Jornal GGN - Em espetáculo que estreou em 2016, Fabiana Cozza interpreta Bola de Nieve, um artista cubano que é homem, negro e gay. Em terras tupiniquins, onde mais 47% da população se declaram pardos e 8%, negros, Fabiana se viu diante de uma decisão difícil: abrir mão de interpretar a dama do samba Dona Ivone Lara. Motivo? Não é preta o suficiente.
A decisão de Fabiana veio a público há quase um mês. Em entrevista à jornalista Eliane Brum, divulgada no El País nesta segunda (2), a cantora rompe o silêncio sobre a desistência e explica o processo de construção de sua identidade negra.
Fabiana, que foi convidada para protagonizar o espetáculo com a benção da própria Dona Ivone Lara, conta que sofreu pressão por parte de um grupo de negros que enxerga em sua cor de pele, um pouco mais clara, um problema de representatividade. A questão central gira em torno do "colorismo": quanto mais escuro o tom de pele de um negro, mais oportunidades lhe são retiradas. Por isso há esse debate que, em algumas situações, vira uma "ambiguidade" e faz com que os próprios negros se dividam entre si, como comentou Fabiana.
"Quando a gente fala ou pensa na coisa do racismo no Brasil vem esse conceito relativamente novo que é o colorismo. Como todo conceito ele precisa ser estudado, entendido e transposto. Transposto para a nossa realidade, pra gente poder ver como é que a gente vai lidar com essas diferenças.
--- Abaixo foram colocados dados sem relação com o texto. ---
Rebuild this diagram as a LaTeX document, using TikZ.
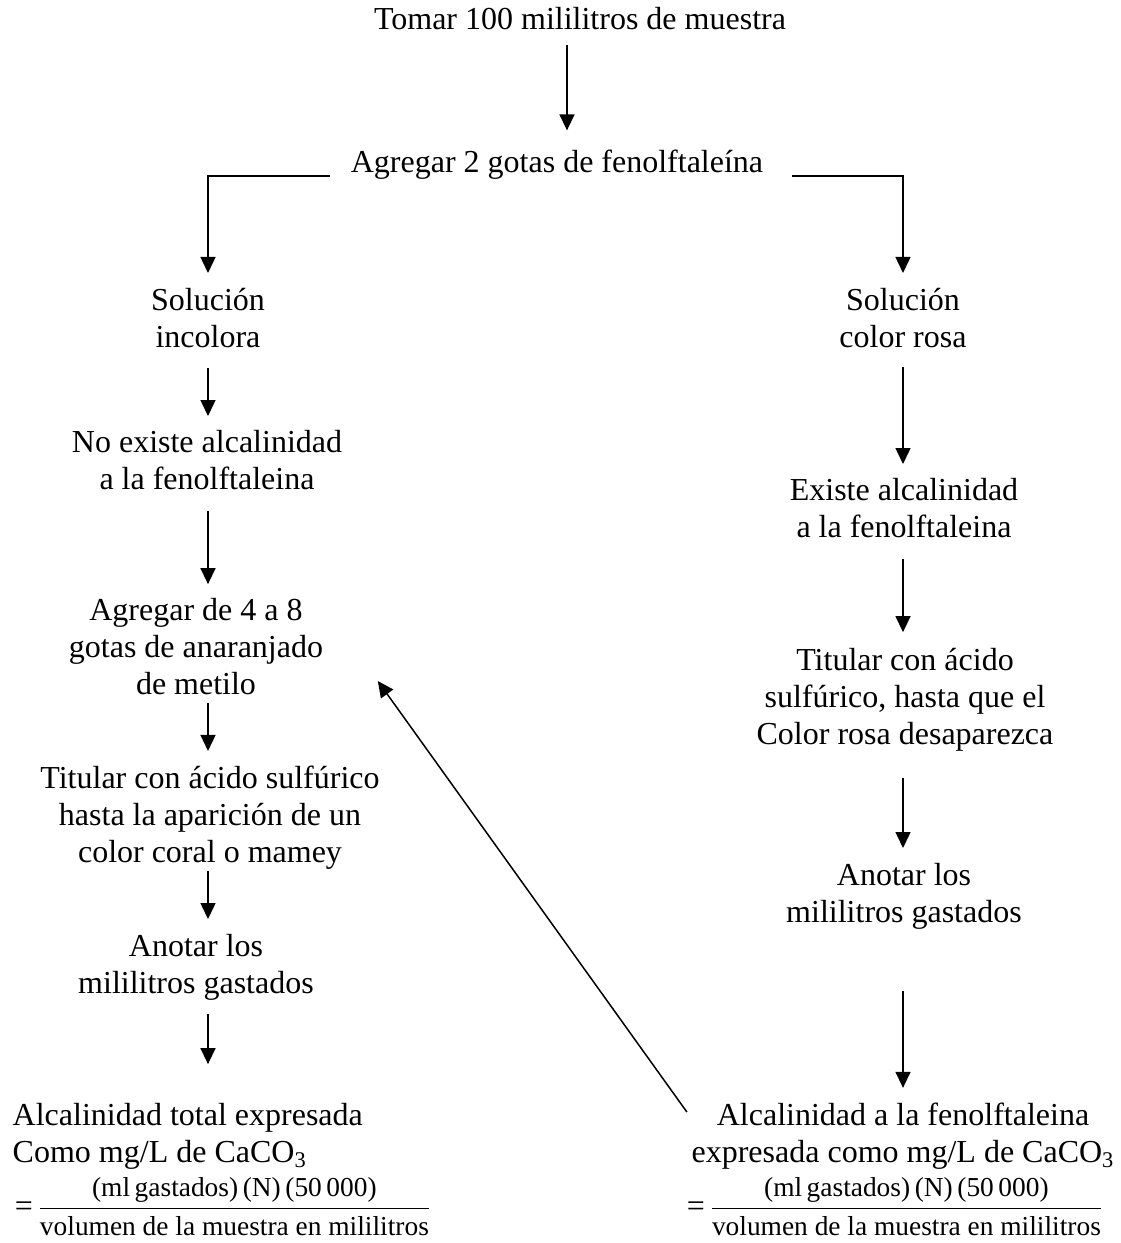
\documentclass[tikz,border=0pt]{standalone}
\usepackage{amsmath}
\usepackage{fontspec}
\setmainfont{Liberation Serif}
\usetikzlibrary{arrows.meta}
\newcommand{\alcfrac}{$\text{\fontsize{16}{16}\selectfont=}\,\dfrac{\text{(ml\,gastados)\,(N)\,(50\,000)}}{\text{volumen de la muestra en mililitros}}$}

\begin{document}
\begin{tikzpicture}[x=0.5pt,y=-0.5pt,line width=0.75pt,>={Triangle[length=8pt,width=7.5pt]},
    txt/.style={align=center,inner sep=0pt,font=\fontsize{16}{18.5}\selectfont,
      execute at begin node=\strut,execute at end node=\strut},
    frm/.style={inner sep=0pt,anchor=base west,font=\fontsize{13.7}{16}\selectfont}]
  \useasboundingbox (0,0) rectangle (1120,1243);
  \node[txt] (tomar) at (580,22) {Tomar 100 mililitros de muestra};
  \node[txt] (agr2) at (557,164.6) {Agregar 2 gotas de fenolftaleína};
  % rama izquierda
  \node[txt] (inc) at (208,323) {Solución\\incolora};
  \node[txt] (noex) at (207,465) {No existe alcalinidad\\a la fenolftaleina};
  \node[txt] (metilo) at (196,651.6) {Agregar de 4 a 8\\gotas de anaranjado\\de metilo};
  \node[txt] (titL) at (210,819.6) {Titular con ácido sulfúrico\\hasta la aparición de un\\color coral o mamey};
  \node[txt] (anoL) at (196,969) {Anotar los\\mililitros gastados};
  \node[txt,align=left,anchor=west] (alcT) at (12,1138) {Alcalinidad total expresada\\Como mg/L de CaCO\textsubscript{3}};
  \node[frm] (frT) at (14,1216) {\alcfrac};
  % rama derecha
  \node[txt] (rosa) at (903,323) {Solución\\color rosa};
  \node[txt] (exis) at (904,513) {Existe alcalinidad\\a la fenolftaleina};
  \node[txt] (titR) at (905,701.6) {Titular con ácido\\sulfúrico, hasta que el\\Color rosa desaparezca};
  \node[txt] (anoR) at (904,898) {Anotar los\\mililitros gastados};
  \node[txt] (alcF) at (903,1138) {Alcalinidad a la fenolftaleina\\expresada como mg/L de CaCO\textsubscript{3}};
  \node[frm] (frF) at (686,1216) {\alcfrac};

  \draw[->] ([xshift=-6.5pt,yshift=-2pt]tomar.south) -- ([xshift=5pt,yshift=7.5pt]agr2.north);
  \draw[->,shorten <=10pt,shorten >=7.05pt] ([yshift=-5.7pt]agr2.west) -| (inc.north);
  \draw[->,shorten <=14pt,shorten >=7.05pt] ([yshift=-5.7pt]agr2.east) -| (rosa.north);

  \draw[->,shorten <=4.45pt,shorten >=6.55pt] (inc.south) -- (noex.north -| inc);
  \draw[->,shorten <=4.95pt,shorten >=6.55pt] (noex.south -| inc) -- (metilo.north -| inc);
  \draw[->,shorten <=-1.55pt,shorten >=7.05pt] (metilo.south -| inc) -- (titL.north -| inc);
  \draw[->,shorten <=-1.55pt,shorten >=7.05pt] (titL.south -| inc) -- (anoL.north -| inc);
  \draw[->,shorten <=4.45pt,shorten >=19pt] (anoL.south -| inc) -- (alcT.north -| inc);

  \draw[->,shorten <=3.95pt,shorten >=6.55pt] (rosa.south) -- (exis.north -| rosa);
  \draw[->,shorten <=4.95pt,shorten >=7.55pt] (exis.south -| rosa) -- (titR.north -| rosa);
  \draw[->,shorten <=10.95pt,shorten >=7.05pt] (titR.south -| rosa) -- (anoR.north -| rosa);
  \draw[->,shorten <=28.45pt,shorten >=7.05pt] (anoR.south -| rosa) -- (alcF.north -| rosa);

  \draw[->] ([shift={(-2pt,13pt)}]alcF.west) -- ([shift={(27pt,-14.7pt)}]metilo.east);
\end{tikzpicture}
\end{document}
Porque esse conceito não deve nos dividir", comentou.
Admitindo a dor de abrir mão de um projeto desse porte, Fabiana tomou a decisão "política" de desistir do papel e dar lugar ao debate sobre representatividade. "(...) eu pensei: 'Não, eu vou embora, eu não vou fazer o musical. Vou ceder esse um lugar para uma mulher mais escura do que eu nesse momento em que sequer essa questão é discutida no Brasil'. A representatividade negra não é amplamente discutida."
Pessoalmente, Fabiana expressou que a identidade negra, em sua visão, é uma construção. Pelo menos com ela foi algo incorporado ao longo da vida. Ela rememorou tempos de infância e adolescência, quando ela sentia-se deslocada entre crianças brancas e negras e considerava-se parda, pois a sociedade sabia que branca ela não poderia ser.
"Eu me entendi e me fiz negra ao longo da vida. Eu sou negra. Ponto. É isso o que eu sinto, é assim que eu quero ser vista. A música que me constitui vem dos tambores, e eu atendo a esse chamado para dialogar com o mundo."
Segundo Fabiana, a "negritude" está "nos meus espelhos, na minha herança familiar, no meu fazer diário, na minha religiosidade, na comunhão com tantos amigos não negros de pele. No meu canto que vai pro mundo e não tem limites e não se curva ou se intimida a despeito dos desafios e restrições que eventualmente surgem no caminho. Minha negritude fala alto", acrescentou.
A cantora revelou os bastidores do convite para interpretar Dona Ivone Lara e se disse honrada em "representar uma mulher dessas tendo no currículo toda uma passagem com ela, me fazia sentir que esse convite estava muito no lugar pra mim." O "currículo" é uma referência aos momentos em que ambas compartilharam o palco.
Quem considerou que Fabiana não era negra o suficiente para ser Dona Ivone Lara, ironicamente, não sabia ou não quis debater o fato de quem a cantora foi escolhida pela dama do samba para tal papel. "Acho que a decisão e a vontade de Dona Ivone não foram ouvidas", avaliou.